Por eso, el frío que hace fuera no se me va del cuerpo. A ver si llega la primavera y entro en calor.
5 comentarios:
PacMan, lo que se me ocurre da para otro post o para una larga conversación. Hemos llegado a unas edades y unas coyunturas económico-empresariales que lo que importa es sobrevivir. Ya hablaremos en la cena de los Charly. Ánimo. Si te trasladas a la zona de Julián Camarillo algunos miembros podremos quedar a comer a menudo contigo, aunque, eso sí, la broma te costará madrugar más de lo que ya lo haces.
No sé porqué los jefes se empeñan siempre en querer convencernos de que el siguiente cambio es fabuloso, imprescindible y sólo traerá bienestar y felicidad.
Efectivamente, con nuestra edad, cuesta más creerse lo de "los mundos de Yupi" prometidos y preferimos ponernos el casco o la tirita por lo que pueda llegar.
Y a la larga acertamos.
Ánimo brother; ya sé que no será lo mismo, pero vuelves casi al Barrio, y dándote un paseo puedes revisitar iconos de tu juventud.
Piensa en positivo aunque cueste, es mejor
Piensa que seréis más gente, más posibilidades de interactuar, más posibilidades de influencia para arriba, más oportunidades. Ya sabes busca los motivos que te tienen que alegrar cada día
Pacman, la vida es cambio. No es una frase, es la puta realidad. También es un hecho que el ser humano es por naturaleza resistente al cambio, prefiere lo malo conocido a lo bueno por conocer.

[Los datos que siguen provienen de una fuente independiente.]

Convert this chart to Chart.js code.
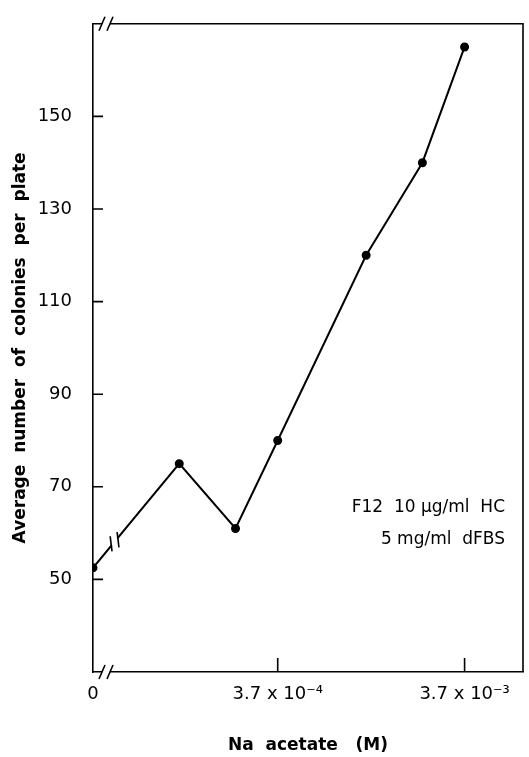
<!DOCTYPE html>
<html>
<head>
<meta charset="utf-8">
<script src="https://cdn.jsdelivr.net/npm/chart.js@4.4.0/dist/chart.umd.min.js"></script>
<style>
  html, body { margin: 0; padding: 0; background: #fff; }
  #wrap { width: 529px; height: 757px; }
</style>
</head>
<body>
<div id="wrap"><canvas id="colonyChart"></canvas></div>
<script>
// Na acetate (M); the 0 control sits left of the axis break
const concentrations = [0, 1.1e-4, 2.2e-4, 3.7e-4, 1.1e-3, 2.2e-3, 3.7e-3];
const colonies = [52.5, 75, 61, 80, 120, 140, 165];
const xTickValues = [0, 3.7e-4, 3.7e-3];
const xTickLabels = ['0', '3.7 x 10⁻⁴', '3.7 x 10⁻³'];
const yTickValues = [50, 70, 90, 110, 130, 150];
const noteLines = ['F12  10 µg/ml  HC', '5 mg/ml  dFBS'];

// position of "0" on the log axis (left end of the broken axis)
const ZERO_POS = 3.8e-5;
const FONT = 'DejaVu Sans';

const ctx = document.getElementById('colonyChart').getContext('2d');

// slash pair "//" used for axis and line breaks
function drawBreak(c, x, y, angle) {
  c.save();
  c.translate(x, y);
  c.rotate(angle);
  c.fillStyle = '#fff';
  c.fillRect(-4, -6, 8, 12);
  c.strokeStyle = '#000';
  c.lineWidth = 1.6;
  [-4, 4].forEach(dx => {
    c.beginPath();
    c.moveTo(dx - 3, 7);
    c.lineTo(dx + 3, -7);
    c.stroke();
  });
  c.restore();
}

const framePlugin = {
  id: 'frame',
  afterDraw(chart) {
    const c = chart.ctx;
    const a = chart.chartArea;
    const xs = chart.scales.x;
    const ys = chart.scales.y;
    c.save();
    c.strokeStyle = '#000';
    c.lineWidth = 1.6;
    // top and right frame
    c.beginPath();
    c.moveTo(a.left, a.top);
    c.lineTo(a.right, a.top);
    c.lineTo(a.right, a.bottom);
    c.stroke();
    // inward ticks
    c.beginPath();
    yTickValues.forEach(v => {
      const py = ys.getPixelForValue(v);
      c.moveTo(a.left, py);
      c.lineTo(a.left + 10, py);
    });
    xTickValues.slice(1).forEach(v => {
      const px = xs.getPixelForValue(v);
      c.moveTo(px, a.bottom);
      c.lineTo(px, a.bottom - 14);
    });
    c.stroke();
    // axis breaks near the zero
    drawBreak(c, a.left + 13, a.top, 0);
    drawBreak(c, a.left + 13, a.bottom, 0);
    // break on the line between control and first dose
    const meta = chart.getDatasetMeta(0).data;
    const p0 = meta[0], p1 = meta[1];
    const t = 0.25;
    const bx = p0.x + (p1.x - p0.x) * t;
    const by = p0.y + (p1.y - p0.y) * t;
    drawBreak(c, bx, by, Math.atan2(p1.y - p0.y, p1.x - p0.x) + 0.35);
    // condition note
    c.fillStyle = '#000';
    c.font = '17px "' + FONT + '"';
    c.textAlign = 'right';
    c.textBaseline = 'middle';
    c.fillText(noteLines[0], a.right - 18, ys.getPixelForValue(65.5));
    c.fillText(noteLines[1], a.right - 18, ys.getPixelForValue(58.5));
    c.restore();
  }
};

new Chart(ctx, {
  type: 'line',
  data: {
    datasets: [{
      data: concentrations.map((c, i) => ({ x: c === 0 ? ZERO_POS : c, y: colonies[i] })),
      borderColor: '#000',
      borderWidth: 2,
      pointRadius: 3.5,
      pointBackgroundColor: '#000',
      pointBorderColor: '#000',
      tension: 0
    }]
  },
  options: {
    responsive: true,
    maintainAspectRatio: false,
    animation: false,
    layout: { padding: { top: 13, right: 3, left: 0, bottom: 0 } },
    plugins: {
      legend: { display: false },
      tooltip: { enabled: false }
    },
    scales: {
      x: {
        type: 'logarithmic',
        min: ZERO_POS,
        max: 7.6e-3,
        afterBuildTicks: s => { s.ticks = xTickValues.map(v => ({ value: v === 0 ? ZERO_POS : v })); },
        afterFit: s => { s.height = 85; },
        grid: { display: false },
        border: { display: true, color: '#000', width: 1.6 },
        ticks: {
          callback: (v, i) => xTickLabels[i],
          autoSkip: false,
          maxRotation: 0,
          padding: 4,
          color: '#000',
          font: { family: FONT, size: 18 }
        },
        title: {
          display: true,
          text: 'Na  acetate   (M)',
          color: '#000',
          padding: { top: 0, bottom: 1 },
          font: { family: FONT, size: 17, weight: 'bold' }
        }
      },
      y: {
        min: 30,
        max: 170,
        afterBuildTicks: s => { s.ticks = yTickValues.map(v => ({ value: v })); },
        afterFit: s => { s.width = 93; },
        grid: { display: false },
        border: { display: true, color: '#000', width: 1.6 },
        ticks: {
          padding: 13,
          color: '#000',
          font: { family: FONT, size: 18 }
        },
        title: {
          display: true,
          text: 'Average  number  of  colonies  per  plate',
          color: '#000',
          padding: { top: 10, bottom: 0 },
          font: { family: FONT, size: 17, weight: 'bold' }
        }
      }
    }
  },
  plugins: [framePlugin]
});
</script>
</body>
</html>
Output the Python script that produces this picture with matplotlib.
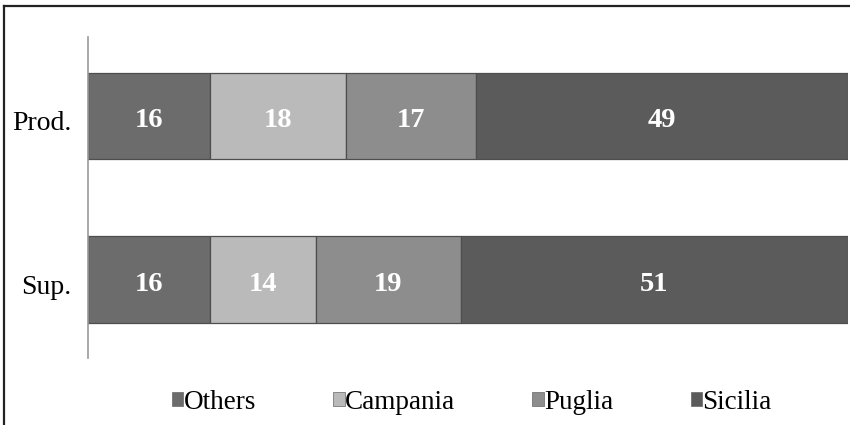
import numpy as np
import matplotlib.pyplot as plt
import matplotlib.transforms as mtransforms
from matplotlib.lines import Line2D
from matplotlib.patches import Patch

plt.rcParams['font.family'] = ['Liberation Serif', 'DejaVu Serif']

# shares (%) by region, for production and surface
groups = ["Sup.", "Prod."]
regions = ["Others", "Campania", "Puglia", "Sicilia"]
shares = {
    "Others": [16, 16],
    "Campania": [14, 18],
    "Puglia": [19, 17],
    "Sicilia": [51, 49],
}
colors = {
    "Others": "#6c6c6c",
    "Campania": "#bababa",
    "Puglia": "#8d8d8d",
    "Sicilia": "#5b5b5b",
}

fig = plt.figure(figsize=(8.5, 4.25), dpi=100)
ax = fig.add_axes([0.1035, 0.158, 0.8945, 0.755])

# text sits a little below the bar centre
down = mtransforms.ScaledTranslation(0, -5 / 100, fig.dpi_scale_trans)

y = np.arange(len(groups))
left = np.zeros(len(groups))
for r in regions:
    vals = np.array(shares[r], dtype=float)
    ax.barh(y, vals, left=left, height=0.53, color=colors[r],
            edgecolor="#4e4e4e", linewidth=0.9, zorder=2)
    for yi, v, l in zip(y, vals, left):
        ax.text(l + v / 2, yi, f"{int(v)}", ha="center", va="center",
                color="white", fontsize=20.5, fontweight="bold", zorder=4,
                transform=ax.transData + down)
    left += vals

ax.set_xlim(0, 100)
ax.set_ylim(-0.476, 1.482)
ax.set_yticks(y)
ax.set_yticklabels(groups, fontsize=20)
ax.tick_params(axis="y", length=0, pad=12)
for lbl in ax.get_yticklabels():
    lbl.set_transform(lbl.get_transform() + down)
ax.set_xticks([])
for s in ["top", "right", "bottom"]:
    ax.spines[s].set_visible(False)
ax.spines["left"].set_color("#9a9a9a")
ax.spines["left"].set_linewidth(1.2)

handles = [Patch(facecolor=colors[r], edgecolor="#666666", linewidth=0.5) for r in regions]
fig.legend(handles, regions, loc="center", bbox_to_anchor=(0.555, 0.054), ncol=4,
           frameon=False, fontsize=19.5, handlelength=0.42, handleheight=0.42,
           handletextpad=0.02, columnspacing=2.85)

# frame lines around the panel
fig.add_artist(Line2D([0.005, 1.0], [0.985, 0.985], color="#222222", linewidth=1.6))
fig.add_artist(Line2D([0.005, 0.005], [0.0, 0.985], color="#222222", linewidth=1.6))

fig.savefig("out.png", dpi=100, facecolor="white")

Todo depende de la actitud que tengamos ante lo que nos ocurre, y que queramos de verdad ver las amenazas y los cambios como oportunidades de hacer nuevas cosas.
Esto es sin duda lo más dificil pero lo más adpatativo. No se trata de vivir amargado los años que nos queden porque las cosas cambien. Queramos o no, lo van a seguir haciendo.